Exercise details>
Return exactly, and only, the lines from the one holding "Convert this diagram to TikZ code." through the one holding "draw=greenline, fill=greenfill, minimum", both included; the pictures stay out.

** START Records supplied **

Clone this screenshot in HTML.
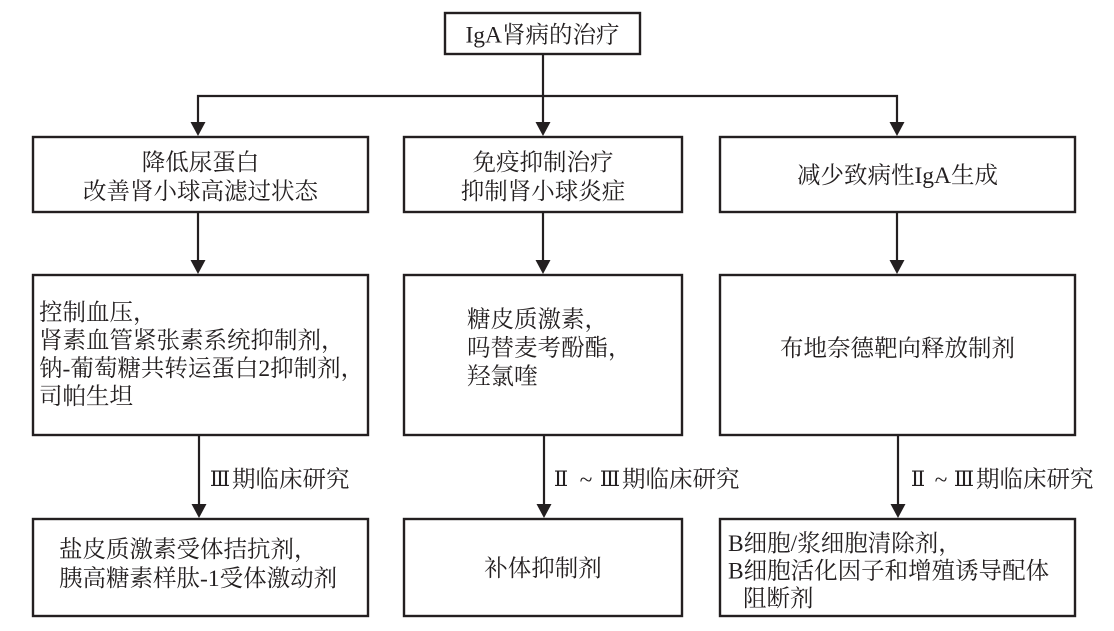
<!DOCTYPE html>
<html>
<head>
<meta charset="utf-8">
<style>
  html, body { margin: 0; padding: 0; background: #ffffff; }
  body { width: 1114px; height: 631px; overflow: hidden; }
  svg { display: block; }
  text {
    font-family: "Liberation Serif", "Noto Serif CJK SC", "Noto Serif CJK JP", serif;
    font-size: 23.5px;
    fill: #231f20;
  }
  .num { font-family: "Liberation Serif", "DejaVu Serif", "Noto Serif CJK SC", serif; font-size: 21px; }
</style>
</head>
<body>
<svg width="1114" height="631" viewBox="0 0 1114 631" xmlns="http://www.w3.org/2000/svg">
  <g fill="none" stroke="#231f20" stroke-width="2.4">
    <!-- top box -->
    <rect x="445" y="13" width="195" height="41"/>
    <!-- row 1 -->
    <rect x="33" y="137" width="335" height="75"/>
    <rect x="404" y="137" width="278" height="75"/>
    <rect x="720" y="137" width="355" height="75"/>
    <!-- row 2 -->
    <rect x="33" y="275" width="335" height="160"/>
    <rect x="404" y="275" width="278" height="160"/>
    <rect x="720" y="275" width="355" height="160"/>
    <!-- row 3 -->
    <rect x="33" y="519" width="335" height="97"/>
    <rect x="404" y="519" width="278" height="97"/>
    <rect x="720" y="519" width="355" height="97"/>
  </g>

  <g fill="none" stroke="#231f20" stroke-width="2.2">
    <!-- top trunk -->
    <line x1="543" y1="55" x2="543" y2="124"/>
    <!-- horizontal branch -->
    <polyline points="198,124 198,96 897,96 897,124"/>
    <!-- row1 -> row2 -->
    <line x1="198" y1="213" x2="198" y2="262"/>
    <line x1="543" y1="213" x2="543" y2="262"/>
    <line x1="897" y1="213" x2="897" y2="262"/>
    <!-- row2 -> row3 -->
    <line x1="199" y1="436" x2="199" y2="506"/>
    <line x1="544" y1="436" x2="544" y2="506"/>
    <line x1="898" y1="436" x2="898" y2="506"/>
  </g>

  <g fill="#231f20">
    <!-- arrowheads to row 1 -->
    <polygon points="198,136 190.5,122 205.5,122"/>
    <polygon points="543,136 535.5,122 550.5,122"/>
    <polygon points="897,136 889.5,122 904.5,122"/>
    <!-- arrowheads to row 2 -->
    <polygon points="198,274 190.5,260 205.5,260"/>
    <polygon points="543,274 535.5,260 550.5,260"/>
    <polygon points="897,274 889.5,260 904.5,260"/>
    <!-- arrowheads to row 3 -->
    <polygon points="199,518 191.5,504 206.5,504"/>
    <polygon points="544,518 536.5,504 551.5,504"/>
    <polygon points="898,518 890.5,504 905.5,504"/>
  </g>

  <!-- top box text -->
  <text x="542.5" y="42.5" text-anchor="middle">IgA肾病的治疗</text>

  <!-- row 1 text -->
  <text x="200.5" y="170" text-anchor="middle">降低尿蛋白</text>
  <text x="200.5" y="199" text-anchor="middle">改善肾小球高滤过状态</text>

  <text x="543" y="170" text-anchor="middle">免疫抑制治疗</text>
  <text x="543" y="199" text-anchor="middle">抑制肾小球炎症</text>

  <text x="897.5" y="183" text-anchor="middle">减少致病性IgA生成</text>

  <!-- row 2 text -->
  <text x="39" y="320">控制血压，</text>
  <text x="39" y="348">肾素血管紧张素系统抑制剂，</text>
  <text x="39" y="376">钠-葡萄糖共转运蛋白2抑制剂，</text>
  <text x="39" y="404">司帕生坦</text>

  <text x="467" y="327">糖皮质激素，</text>
  <text x="467" y="355.5">吗替麦考酚酯，</text>
  <text x="467" y="384">羟氯喹</text>

  <text x="897.5" y="356" text-anchor="middle">布地奈德靶向释放制剂</text>

  <!-- connector labels -->
  <text class="num" x="220" y="486" text-anchor="middle">Ⅲ</text>
  <text x="232" y="487">期临床研究</text>

  <text class="num" x="561" y="486" text-anchor="middle">Ⅱ</text>
  <text x="586" y="487" text-anchor="middle">~</text>
  <text class="num" x="610" y="486" text-anchor="middle">Ⅲ</text>
  <text x="622" y="487">期临床研究</text>

  <text class="num" x="918" y="486" text-anchor="middle">Ⅱ</text>
  <text x="941" y="487" text-anchor="middle">~</text>
  <text class="num" x="964" y="486" text-anchor="middle">Ⅲ</text>
  <text x="976" y="487">期临床研究</text>

  <!-- row 3 text -->
  <text x="59" y="557">盐皮质激素受体拮抗剂，</text>
  <text x="59" y="586">胰高糖素样肽-1受体激动剂</text>

  <text x="543" y="576" text-anchor="middle">补体抑制剂</text>

  <text x="728" y="551">B细胞/浆细胞清除剂，</text>
  <text x="728" y="578.5">B细胞活化因子和增殖诱导配体</text>
  <text x="743" y="606">阻断剂</text>
</svg>
</body>
</html>
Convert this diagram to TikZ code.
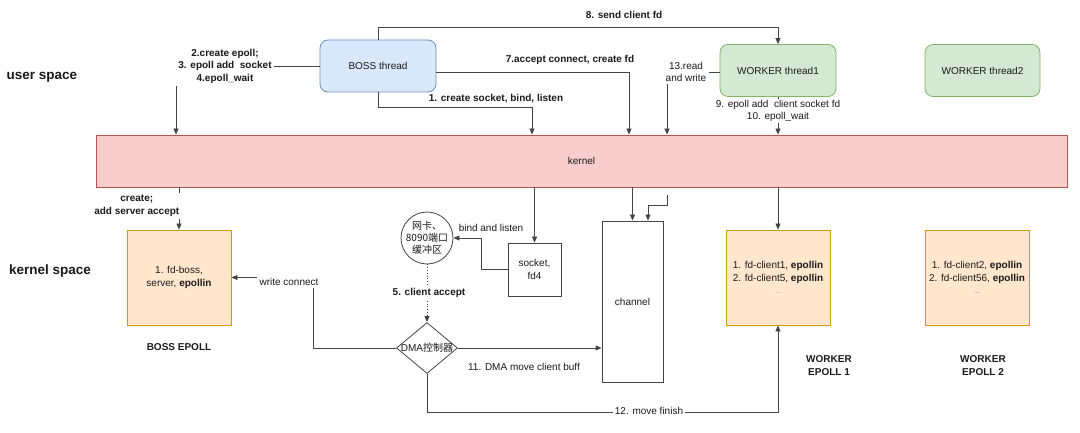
\documentclass[tikz,border=0pt]{standalone}
\usepackage{fontspec}
\setmainfont{Liberation Sans}
\newfontfamily\cjk{Noto Sans CJK SC}
\usetikzlibrary{arrows.meta,shapes.geometric,calc}
\definecolor{bluefill}{HTML}{DAE8FC}
\definecolor{blueline}{HTML}{6C8EBF}
\definecolor{greenfill}{HTML}{D5E8D4}
\definecolor{greenline}{HTML}{82B366}
\definecolor{redfill}{HTML}{F8CECC}
\definecolor{redline}{HTML}{B85450}
\definecolor{orfill}{HTML}{FFE6CC}
\definecolor{orline}{HTML}{D79B00}
\definecolor{ln}{HTML}{444444}
\definecolor{txt}{HTML}{1A1A1A}
\begin{document}
\begin{tikzpicture}[x=1pt,y=-1pt,
  font=\fontsize{10}{12.5}\selectfont, text=txt,
  arr/.style={draw=ln, line width=0.8pt, -{Triangle[length=6pt,width=5pt]}},
  thr/.style={rounded corners=8pt, line width=0.8pt, minimum width=116pt, minimum height=52pt, align=center, inner sep=0pt},
  epbox/.style={draw=orline, fill=orfill, line width=0.8pt, minimum width=104pt, minimum height=95pt, align=center, inner sep=0pt},
  plainbox/.style={draw=ln, line width=0.8pt, fill=white, align=center, inner sep=0pt},
  lbl/.style={fill=white, inner sep=2.5pt, align=center},
  blbl/.style={lbl, font=\fontsize{10}{12.5}\selectfont\bfseries},
  nlbl/.style={inner sep=0pt, align=center},
  spclbl/.style={font=\fontsize{13.5}{16}\selectfont\bfseries, inner sep=0pt},
  captxt/.style={font=\fontsize{10}{12.5}\selectfont\bfseries, align=center, inner sep=0pt}
]
\useasboundingbox (0,0) rectangle (1080,433);

% threads
\node[thr, draw=blueline, fill=bluefill] (boss) at (378,66) {BOSS thread};
\node[thr, draw=greenline, fill=greenfill] (w1) at (778,70.5) {WORKER thread1};
\node[thr, draw=greenline, fill=greenfill, minimum width=115pt] (w2) at (982.5,70.5) {WORKER thread2};

% kernel
\node[draw=redline, fill=redfill, line width=0.8pt, minimum width=971pt, minimum height=52pt, inner sep=0pt] (kernel) at (581.5,161) {kernel};

% space labels
\node[spclbl] (us) at (42,77) {user space};
\node[spclbl] (ks) at (50,271) {kernel space};

% epoll boxes
\node[epbox] (bep) at (179,277.5) {1. fd-boss,\\server, \textbf{epollin}};
\node[epbox] (wep1) at (778,277.5) {1. fd-client1, \textbf{epollin}\\2. fd-client5, \textbf{epollin}\\{\fontsize{7}{12.5}\selectfont\color{gray}...}};
\node[epbox] (wep2) at (977,277.5) {1. fd-client2, \textbf{epollin}\\2. fd-client56, \textbf{epollin}\\{\fontsize{7}{12.5}\selectfont\color{gray}...}};

\node[captxt] (bepc) at (179,347) {BOSS EPOLL};
\node[captxt] (wep1c) at (829,365.5) {WORKER\\EPOLL 1};
\node[captxt] (wep2c) at (983,365.5) {WORKER\\EPOLL 2};

% lower nodes
\node[plainbox, minimum width=61pt, minimum height=161pt] (chan) at (632.5,301.5) {channel};
\node[plainbox, minimum width=53pt, minimum height=53pt] (sock) at (534.5,269.5) {socket,\\fd4};
\node[circle, draw=ln, line width=0.8pt, fill=white, minimum size=52pt, inner sep=0pt,
  label={[align=center, font=\cjk\fontsize{10}{12}\selectfont, inner sep=0pt]center:网卡、\\8090端口\\缓冲区}] (circ) at (427,238) {};
\node[diamond, draw=ln, line width=0.8pt, fill=white, minimum width=61pt, minimum height=51pt, inner sep=0pt,
  label={[inner sep=0pt]center:DMA{\cjk 控制器}}] (dma) at (427,348) {};

% top edges
\draw[arr] (boss.west) -| (kernel.north -| 176,0);
\node[blbl] (l234) at (225,66) {2.create epoll;\\3. epoll add~~socket\\4.epoll\_wait};

\draw[arr] (boss.south) -- ++(0,15) -| (kernel.north -| 532,0);
\node[nlbl, font=\fontsize{10}{12.5}\selectfont\bfseries] (l1) at (496,99) {1. create socket, bind, listen};

\draw[arr] ($(boss.east)+(0,6)$) -| (kernel.north -| 629,0);
\node[nlbl, font=\fontsize{10}{12.5}\selectfont\bfseries] (l7) at (570,60) {7.accept connect, create fd};

\draw[arr] (boss.north) -- ++(0,-12) -| (w1.north);
\node[nlbl, font=\fontsize{10}{12.5}\selectfont\bfseries] (l8) at (624,15) {8. send client fd};

\draw[arr] ($(w1.west)+(0,1.5)$) -| (kernel.north -| 667,0);
\node[lbl] (l13) at (686,72) {13.read\\and write};

\draw[arr] (w1.south) -- (w1.south |- kernel.north);
\node[lbl, inner sep=1.5pt] (l910) at (778,111) {9. epoll add~~client socket fd\\10. epoll\_wait};

% kernel to lower
\draw[arr] (kernel.south -| bep.north) -- (bep.north);
\node[blbl, anchor=east] (lcr) at (182,206) {create;\\add server accept};
\draw[arr] (kernel.south -| sock.north) -- (sock.north);
\draw[arr] (kernel.south -| chan.north) -- (chan.north);
\draw[arr] ($(kernel.south -| 667,0)+(0,8)$) -- ++(0,10) -| ($(chan.north)+(15.5,0)$);
\draw[arr] (kernel.south -| wep1.north) -- (wep1.north);

% lower edges
\draw[arr] (sock.west) -- ++(-26,0) |- (circ.east);
\node[nlbl] (lbind) at (491,228) {bind and listen};

\draw[arr, dotted, line width=0.9pt] (circ.south) -- (dma.north);
\node[blbl] (l5) at (429,293) {5. client accept};

\draw[arr] (dma.east) -- (dma.east -| chan.west);
\node[nlbl] (l11) at (524,367) {11. DMA move client buff};

\draw[arr] (dma.west) -| ($(bep.east)+(82,0)$) -- (bep.east);
\node[lbl] (lwc) at (289,282) {write connect};

\draw[arr] (dma.south) |- ($(wep1.south)+(0,87)$) -- (wep1.south);
\node[lbl, inner sep=1.5pt] (l12) at (649,411) {12. move finish};

\end{tikzpicture}
\end{document}
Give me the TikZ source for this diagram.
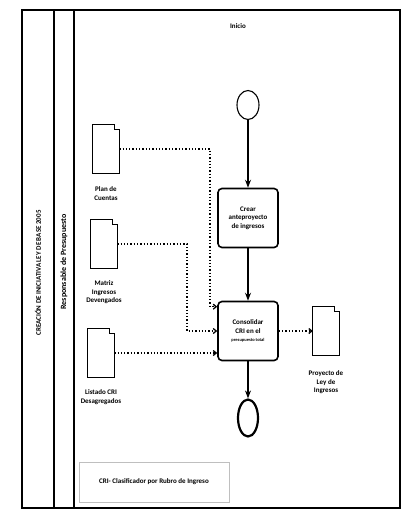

** END Records supplied **

Exercise answer>
Convert this diagram to TikZ code.
\documentclass[tikz,border=0pt]{standalone}
\usepackage{fontspec}
\setmainfont{Liberation Sans}
\newfontfamily\cjk{Noto Sans CJK SC}
\usetikzlibrary{arrows.meta,shapes.geometric,calc}
\definecolor{bluefill}{HTML}{DAE8FC}
\definecolor{blueline}{HTML}{6C8EBF}
\definecolor{greenfill}{HTML}{D5E8D4}
\definecolor{greenline}{HTML}{82B366}
\definecolor{redfill}{HTML}{F8CECC}
\definecolor{redline}{HTML}{B85450}
\definecolor{orfill}{HTML}{FFE6CC}
\definecolor{orline}{HTML}{D79B00}
\definecolor{ln}{HTML}{444444}
\definecolor{txt}{HTML}{1A1A1A}
\begin{document}
\begin{tikzpicture}[x=1pt,y=-1pt,
  font=\fontsize{10}{12.5}\selectfont, text=txt,
  arr/.style={draw=ln, line width=0.8pt, -{Triangle[length=6pt,width=5pt]}},
  thr/.style={rounded corners=8pt, line width=0.8pt, minimum width=116pt, minimum height=52pt, align=center, inner sep=0pt},
  epbox/.style={draw=orline, fill=orfill, line width=0.8pt, minimum width=104pt, minimum height=95pt, align=center, inner sep=0pt},
  plainbox/.style={draw=ln, line width=0.8pt, fill=white, align=center, inner sep=0pt},
  lbl/.style={fill=white, inner sep=2.5pt, align=center},
  blbl/.style={lbl, font=\fontsize{10}{12.5}\selectfont\bfseries},
  nlbl/.style={inner sep=0pt, align=center},
  spclbl/.style={font=\fontsize{13.5}{16}\selectfont\bfseries, inner sep=0pt},
  captxt/.style={font=\fontsize{10}{12.5}\selectfont\bfseries, align=center, inner sep=0pt}
]
\useasboundingbox (0,0) rectangle (1080,433);

% threads
\node[thr, draw=blueline, fill=bluefill] (boss) at (378,66) {BOSS thread};
\node[thr, draw=greenline, fill=greenfill] (w1) at (778,70.5) {WORKER thread1};
\node[thr, draw=greenline, fill=greenfill, minimum width=115pt] (w2) at (982.5,70.5) {WORKER thread2};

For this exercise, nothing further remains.